Mindestlohnanhebung hat keine Auswirkungen auf andere Löhne
Eine Anhebung des Mindestlohnes rechtfertigt laut einem Beschluss des BAG nicht die Forderung des Betriebsrats, dass auch die höheren Grundlöhne steigen. Die Zahlung des gesetzlichen Mindestlohnes führe nicht zu einem Anspruch auf Änderung mitbestimmter Entlohnungsgrundsätze in einer Betriebsvereinbarung.
Worum geht es?
Arbeitsrecht. Ein nicht tarifgebundener Betreiber von Einrichtungen für psychisch Kranke hatte sich 2018 mit dem Betriebsrat auf Entlohnungsgrundsätze für die Beschäftigten geeinigt. Die Betriebsparteien erarbeiteten eine Vergütungstabelle, die in 13 Entgeltgruppen sowie nach sechs Stufen pro Gruppe den Grundlohn aufführte und die entsprechenden Lohnabstände festlegte. Als der gesetzliche Mindestlohn 2019 angehoben wurde, kam es zum Streit zwischen den Betriebsparteien. Der Arbeitgeber erhöhte bei den unteren Einkommen den Stundenlohn von 8,48 € auf den neuen Mindestlohn von 9,19 €. Der Betriebsrat verwies auf sein Mitbestimmungsrecht und forderte, dass gleichzeitig auch die darüber liegenden Löhne und Gehälter entsprechend steigen müssten. Nach den vereinbarten Entlohnungsgrundsätzen solle der Lohnabstand zwischen den unterschiedlichen Einkommensstufen gewahrt bleiben. Die Stundenlöhne der besser bezahlten Beschäftigten müssten daher prozentual erhöht werden.
Das sagt das Gericht
Die Erfurter Bundesrichter waren anderer Meinung und wiesen die Klage des Betriebsrats ab. Der Mindestlohnanspruch sei ein gesetzlicher Anspruch, der eigenständig neben den arbeits- oder tarifvertraglichen Entgeltanspruch trete. Deshalb könne der Betriebsrat auch nicht im Rahmen seines Mitbestimmungsrechts aus § 87 Abs. 1 Nr. 10 BetrVG verlangen, dass die vereinbarten Entlohnungsgrundsätze geändert würden.

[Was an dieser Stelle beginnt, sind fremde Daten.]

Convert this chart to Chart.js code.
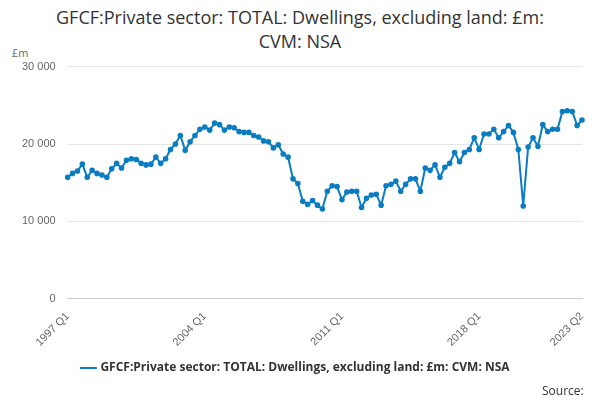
<!DOCTYPE html>
<html><head><meta charset="utf-8">
<script src="https://cdn.jsdelivr.net/npm/chart.js@4"></script>
<style>body{margin:0;width:600px;height:400px;overflow:hidden;font-family:"Open Sans",sans-serif;background:#fff}
#t{position:absolute;top:5px;left:0;width:600px;text-align:center;font-size:18px;color:#333;line-height:24px}
#u{position:absolute;left:12px;top:45px;font-size:11px;color:#666}
#s{position:absolute;left:542px;top:382px;font-size:12px;color:#333}
#w{position:absolute;left:0;top:48px;width:600px;height:336px}</style></head><body>
<div id="t">GFCF:Private sector: TOTAL: Dwellings, excluding land: £m:<br>CVM: NSA</div>
<div id="u">£m</div>
<div id="w"><canvas id="c"></canvas></div>
<div id="s">Source:</div>
<script>
const values=[15.7,16.2,16.5,17.4,15.7,16.6,16.2,16.0,15.7,16.8,17.5,16.9,17.9,18.1,18.0,17.5,17.3,17.4,18.3,17.5,18.1,19.3,20.0,21.1,19.2,20.3,21.1,21.9,22.2,21.8,22.7,22.5,21.8,22.2,22.1,21.6,21.5,21.5,21.1,20.9,20.4,20.3,19.5,19.9,18.7,18.3,15.5,14.9,12.6,12.2,12.7,12.1,11.6,13.9,14.6,14.5,12.8,13.8,13.9,13.9,11.8,13.0,13.4,13.5,12.1,14.6,14.8,15.2,13.9,14.8,15.5,15.5,13.9,16.9,16.6,17.3,15.7,17.0,17.5,18.9,17.7,18.9,19.3,20.8,19.3,21.3,21.3,21.9,20.8,21.6,22.4,21.5,19.3,12.0,19.6,20.8,19.7,22.5,21.6,21.9,21.9,24.2,24.3,24.2,22.4,23.1].map(v=>Math.round(v*1000));
const categories=[];for(let y=1997;y<=2023;y++)for(let q=1;q<=4;q++){if(y===2023&&q>2)break;categories.push(y+' Q'+q);}
const shownTicks=['1997 Q1','2004 Q1','2011 Q1','2018 Q1','2023 Q2'];
const seriesName='GFCF:Private sector: TOTAL: Dwellings, excluding land: £m: CVM: NSA';
new Chart(document.getElementById('c'),{type:'line',data:{labels:categories,datasets:[{label:seriesName,data:values,borderColor:'#0a7dc2',backgroundColor:'#0a7dc2',borderWidth:2,pointRadius:1.8,pointHoverRadius:3,tension:0}]},
options:{responsive:true,maintainAspectRatio:false,animation:false,layout:{padding:{left:10,right:18,top:12}},
plugins:{legend:{position:'bottom',labels:{usePointStyle:true,pointStyle:'line',boxWidth:20,color:'#333',font:{family:'Open Sans',size:12,weight:'bold'}}},tooltip:{enabled:false}},
scales:{x:{grid:{display:false,drawTicks:true},border:{color:'#ccc'},ticks:{autoSkip:false,maxRotation:45,minRotation:45,color:'#666',font:{size:11},callback:function(v,i){const l=categories[i];return shownTicks.includes(l)?l:null;}}},
y:{min:0,max:30000,ticks:{stepSize:10000,color:'#666',font:{size:11},padding:12,callback:v=>v===0?'0':String(v).replace(/(\d)(?=(\d{3})+$)/g,'$1 ')},grid:{color:'#e6e6e6',drawTicks:false},border:{display:false}}}}});
</script></body></html>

Allein die Zahlung des gesetzlichen Mindestlohnes bedinge keine Änderung mitbestimmter Entlohnungsgrundsätze. Wegen der Erhöhung des Mindestlohnes könne der Betriebsrat daher nicht auch eine dynamische Anpassung der vereinbarten darüber liegenden Entgelte verlangen. BAG, Beschluss vom 27.04.2021, Az.: 1 ABR 21/20
Das bedeutet für Sie als Betriebsrat
Das Mitbestimmungsrecht des Betriebsrats bei der betrieblichen Lohngestaltung gemäß § 87 Abs. 1 Nr. 10 BetrVG bezweckt nach Auffassung des BAG eine gleichberechtigte Teilhabe der Beschäftigten an Entscheidungen des Arbeitgebers, die ihre Vergütung betreffen. Fehlt es an einer solchen Entscheidung – wie z. B. im Falle einer Lohnerhöhung im Zuge der Anhebung des gesetzlichen Mindestlohnes – besteht kein Raum für ein Mitspracherecht des Betriebsrats.
So ist das Mitbestimmungsrecht bei der betrieblichen Lohngestaltung ausgeprägt
Das Mitbestimmungsrecht aus § 87 Abs. 1 Nr. 10 BetrVG bezieht sich auf die Gestaltung des Lohnes. Damit ist die Festlegung der Grundsätze des Lohnsystems (z. B. Zeitlohn, Leistungslohn) sowie abstrakter Kriterien gemeint, nach denen ermittelt wird, in welcher Höhe den einzelnen Beschäftigten Arbeitsentgelt zusteht. Die praktische Bedeutung dieses Beteiligungsrechts hängt in erster Linie davon ab, ob der Arbeitgeber tarifgebunden ist oder nicht. Besteht keine Tarifbindung, ist das Mitbestimmungsrecht von Relevanz, ist der Arbeitgeber tarifgebunden, ist die Bedeutung eher gering. Das Mitspracherecht des Betriebsrats besteht gemäß dem Gesetzeswortlaut insbesondere bei der Aufstellung von Entlohnungsgrundsätzen sowie bei der Einführung, Anwendung und Änderung neuer Entlohnungsmethoden.
Hinweis: Höhe des Mindestlohns
Der gesetzliche Mindestlohn in Deutschland beträgt seit dem 01.07.2021 9,60 €. Bis zum 01.07.2022 wird er schrittweise auf 10,45 € erhöht.